| Problem to solve |
Repeat the data word for word. Do not include the pictures.
-------- Data section
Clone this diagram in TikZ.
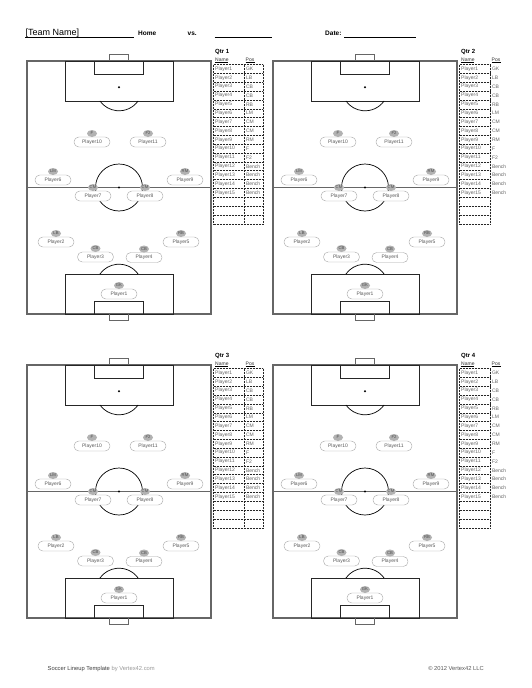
\documentclass[tikz,border=0pt]{standalone}
\usepackage{fontspec}
\setmainfont{Liberation Sans}
\usetikzlibrary{shapes.geometric}
\begin{document}
\begin{tikzpicture}[x=1pt,y=-1pt,
  outerline/.style={draw=black!60, line width=1.1pt},
  innerline/.style={draw=black!85, line width=0.85pt},
  goalline/.style={draw=black!60, line width=0.9pt},
  circline/.style={draw=black, line width=0.7pt},
  pcap/.style={draw=black!35, fill=white, rounded corners=4.8pt, minimum width=36pt, minimum height=10pt, inner sep=0pt, font=\fontsize{5}{6}\selectfont, text=black!65},
  pbadge/.style={ellipse, fill=black!30, minimum width=10pt, minimum height=7pt, inner sep=0.3pt, font=\fontsize{4.2}{4.5}\selectfont, text=black!70},
  tcell/.style={anchor=west, inner sep=0pt, font=\fontsize{5}{6}\selectfont, text=black!60},
  thdr/.style={anchor=base west, inner sep=0pt, font=\fontsize{5}{6}\selectfont, text=black!80},
  dotline/.style={draw=black!85, line width=0.45pt, dash pattern=on 0.6pt off 0.9pt},
  ttl/.style={anchor=base west, inner sep=0pt, font=\fontsize{6.5}{7}\selectfont\bfseries},
  ftxt/.style={inner sep=0pt, font=\fontsize{5.8}{7}\selectfont}
]
\useasboundingbox (0,0) rectangle (531,688);
\fill[white] (0,0) rectangle (531,688);

% header
\node[anchor=base west, inner sep=0pt, font=\fontsize{9}{10}\selectfont] (team) at (25.4,35.6) {[Team Name]};
\draw[line width=0.6pt] (25.4,37.6) -- (134,37.6);
\node[ttl] (home) at (138,35.5) {Home};
\node[ttl] (vs) at (187.5,35.5) {vs.};
\draw[line width=0.6pt] (214.6,37.4) -- (272,37.4);
\node[ttl] (date) at (325,35.5) {Date:};
\draw[line width=0.6pt] (344,37.4) -- (416,37.4);

\foreach \q/\dx/\dy/\tr in {1/0/0/263, 2/246/0/244.3, 3/0/304/263, 4/246/304/244.3}{
\begin{scope}[shift={(\dx,\dy)}]
  % pitch
  \draw[outerline] (27,61) rectangle (211,314);
  \draw[outerline] (27,187.5) -- (211,187.5);
  \draw[innerline] (65.7,61) rectangle (173,101);
  \draw[innerline] (94.7,61) rectangle (143.3,74);
  \draw[goalline] (109,61) -- (109,54.3) -- (128.3,54.3) -- (128.3,61);
  \draw[innerline] (65.7,274) rectangle (173,314);
  \draw[innerline] (94.7,301) rectangle (143.3,314);
  \draw[goalline] (109,314) -- (109,320.5) -- (128.3,320.5) -- (128.3,314);
  \draw[circline] (119,187.5) circle[radius=23.5];
  \fill (119,187.5) circle[radius=1.1];
  \fill (119,87.3) circle[radius=1.1];
  \fill (119,287.7) circle[radius=1.1];
  \draw[circline] (138.09,101) arc[start angle=35.66, end angle=144.34, radius=23.5];
  \draw[circline] (138.09,274) arc[start angle=-35.66, end angle=-144.34, radius=23.5];
  % players
  \foreach \n/\px/\py/\ps in {1/0/106.5/GK, 2/-63/54.5/LB, 3/-23.5/69.5/CB, 4/25/70/CB, 5/62/54.5/RB, 6/-66/-7.5/LM, 7/-26/8.5/CM, 8/26/8.5/CM, 9/66/-7.5/RM, 10/-27/-45.5/F, 11/29/-45.5/F2}{
    \node[pcap] (p\q-\n) at ({119+\px},{187.5+\py}) {Player\n};
    \node[pbadge] (b\q-\n) at ({119+\px},{179+\py}) {\ps};
  }
  % table
  \node[ttl, font=\fontsize{6}{7}\selectfont\bfseries] (qt\q) at (215,53) {Qtr \q};
  \node[thdr] (hn\q) at (215,61) {Name};
  \node[thdr] (hp\q) at (245.5,61) {Pos};
  \draw[line width=0.5pt] (215,62.6) -- (228,62.6);
  \draw[line width=0.5pt] (245.5,62.6) -- (254.5,62.6);
  \foreach \k in {0,...,18}{
    \draw[dotline] (213.5,{64.5+\k*8.85}) -- (\tr,{64.5+\k*8.85});
  }
  \draw[dotline] (213.5,64.5) -- (213.5,223.8);
  \draw[dotline] (244.3,64.5) -- (244.3,223.8);
  \draw[dotline] (\tr,64.5) -- (\tr,223.8);
  \foreach \r/\ps in {1/GK,2/LB,3/CB,4/CB,5/RB,6/LM,7/CM,8/CM,9/RM,10/F,11/F2,12/Bench,13/Bench,14/Bench,15/Bench}{
    \node[tcell] (n\q-\r) at (215,{64.5+(\r-0.5)*8.85}) {Player\r};
    \node[tcell] (s\q-\r) at (245.8,{64.5+(\r-0.5)*8.85}) {\ps};
  }
\end{scope}
}

% footer
\node[ftxt, anchor=base west] (ft1) at (47.5,670.5) {\textcolor{black!75}{Soccer Lineup Template} \textcolor{black!40}{by Vertex42.com}};
\node[ftxt, anchor=base east, text=black!65] (ft2) at (484,670.5) {© 2012 Vertex42 LLC};
\end{tikzpicture}
\end{document}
----------------
| Answer in full |
Clone this diagram in TikZ.
\documentclass[tikz,border=0pt]{standalone}
\usepackage{fontspec}
\setmainfont{Liberation Sans}
\usetikzlibrary{shapes.geometric}
\begin{document}
\begin{tikzpicture}[x=1pt,y=-1pt,
  outerline/.style={draw=black!60, line width=1.1pt},
  innerline/.style={draw=black!85, line width=0.85pt},
  goalline/.style={draw=black!60, line width=0.9pt},
  circline/.style={draw=black, line width=0.7pt},
  pcap/.style={draw=black!35, fill=white, rounded corners=4.8pt, minimum width=36pt, minimum height=10pt, inner sep=0pt, font=\fontsize{5}{6}\selectfont, text=black!65},
  pbadge/.style={ellipse, fill=black!30, minimum width=10pt, minimum height=7pt, inner sep=0.3pt, font=\fontsize{4.2}{4.5}\selectfont, text=black!70},
  tcell/.style={anchor=west, inner sep=0pt, font=\fontsize{5}{6}\selectfont, text=black!60},
  thdr/.style={anchor=base west, inner sep=0pt, font=\fontsize{5}{6}\selectfont, text=black!80},
  dotline/.style={draw=black!85, line width=0.45pt, dash pattern=on 0.6pt off 0.9pt},
  ttl/.style={anchor=base west, inner sep=0pt, font=\fontsize{6.5}{7}\selectfont\bfseries},
  ftxt/.style={inner sep=0pt, font=\fontsize{5.8}{7}\selectfont}
]
\useasboundingbox (0,0) rectangle (531,688);
\fill[white] (0,0) rectangle (531,688);

% header
\node[anchor=base west, inner sep=0pt, font=\fontsize{9}{10}\selectfont] (team) at (25.4,35.6) {[Team Name]};
\draw[line width=0.6pt] (25.4,37.6) -- (134,37.6);
\node[ttl] (home) at (138,35.5) {Home};
\node[ttl] (vs) at (187.5,35.5) {vs.};
\draw[line width=0.6pt] (214.6,37.4) -- (272,37.4);
\node[ttl] (date) at (325,35.5) {Date:};
\draw[line width=0.6pt] (344,37.4) -- (416,37.4);

\foreach \q/\dx/\dy/\tr in {1/0/0/263, 2/246/0/244.3, 3/0/304/263, 4/246/304/244.3}{
\begin{scope}[shift={(\dx,\dy)}]
  % pitch
  \draw[outerline] (27,61) rectangle (211,314);
  \draw[outerline] (27,187.5) -- (211,187.5);
  \draw[innerline] (65.7,61) rectangle (173,101);
  \draw[innerline] (94.7,61) rectangle (143.3,74);
  \draw[goalline] (109,61) -- (109,54.3) -- (128.3,54.3) -- (128.3,61);
  \draw[innerline] (65.7,274) rectangle (173,314);
  \draw[innerline] (94.7,301) rectangle (143.3,314);
  \draw[goalline] (109,314) -- (109,320.5) -- (128.3,320.5) -- (128.3,314);
  \draw[circline] (119,187.5) circle[radius=23.5];
  \fill (119,187.5) circle[radius=1.1];
  \fill (119,87.3) circle[radius=1.1];
  \fill (119,287.7) circle[radius=1.1];
  \draw[circline] (138.09,101) arc[start angle=35.66, end angle=144.34, radius=23.5];
  \draw[circline] (138.09,274) arc[start angle=-35.66, end angle=-144.34, radius=23.5];
  % players
  \foreach \n/\px/\py/\ps in {1/0/106.5/GK, 2/-63/54.5/LB, 3/-23.5/69.5/CB, 4/25/70/CB, 5/62/54.5/RB, 6/-66/-7.5/LM, 7/-26/8.5/CM, 8/26/8.5/CM, 9/66/-7.5/RM, 10/-27/-45.5/F, 11/29/-45.5/F2}{
    \node[pcap] (p\q-\n) at ({119+\px},{187.5+\py}) {Player\n};
    \node[pbadge] (b\q-\n) at ({119+\px},{179+\py}) {\ps};
  }
  % table
  \node[ttl, font=\fontsize{6}{7}\selectfont\bfseries] (qt\q) at (215,53) {Qtr \q};
  \node[thdr] (hn\q) at (215,61) {Name};
  \node[thdr] (hp\q) at (245.5,61) {Pos};
  \draw[line width=0.5pt] (215,62.6) -- (228,62.6);
  \draw[line width=0.5pt] (245.5,62.6) -- (254.5,62.6);
  \foreach \k in {0,...,18}{
    \draw[dotline] (213.5,{64.5+\k*8.85}) -- (\tr,{64.5+\k*8.85});
  }
  \draw[dotline] (213.5,64.5) -- (213.5,223.8);
  \draw[dotline] (244.3,64.5) -- (244.3,223.8);
  \draw[dotline] (\tr,64.5) -- (\tr,223.8);
  \foreach \r/\ps in {1/GK,2/LB,3/CB,4/CB,5/RB,6/LM,7/CM,8/CM,9/RM,10/F,11/F2,12/Bench,13/Bench,14/Bench,15/Bench}{
    \node[tcell] (n\q-\r) at (215,{64.5+(\r-0.5)*8.85}) {Player\r};
    \node[tcell] (s\q-\r) at (245.8,{64.5+(\r-0.5)*8.85}) {\ps};
  }
\end{scope}
}

% footer
\node[ftxt, anchor=base west] (ft1) at (47.5,670.5) {\textcolor{black!75}{Soccer Lineup Template} \textcolor{black!40}{by Vertex42.com}};
\node[ftxt, anchor=base east, text=black!65] (ft2) at (484,670.5) {© 2012 Vertex42 LLC};
\end{tikzpicture}
\end{document}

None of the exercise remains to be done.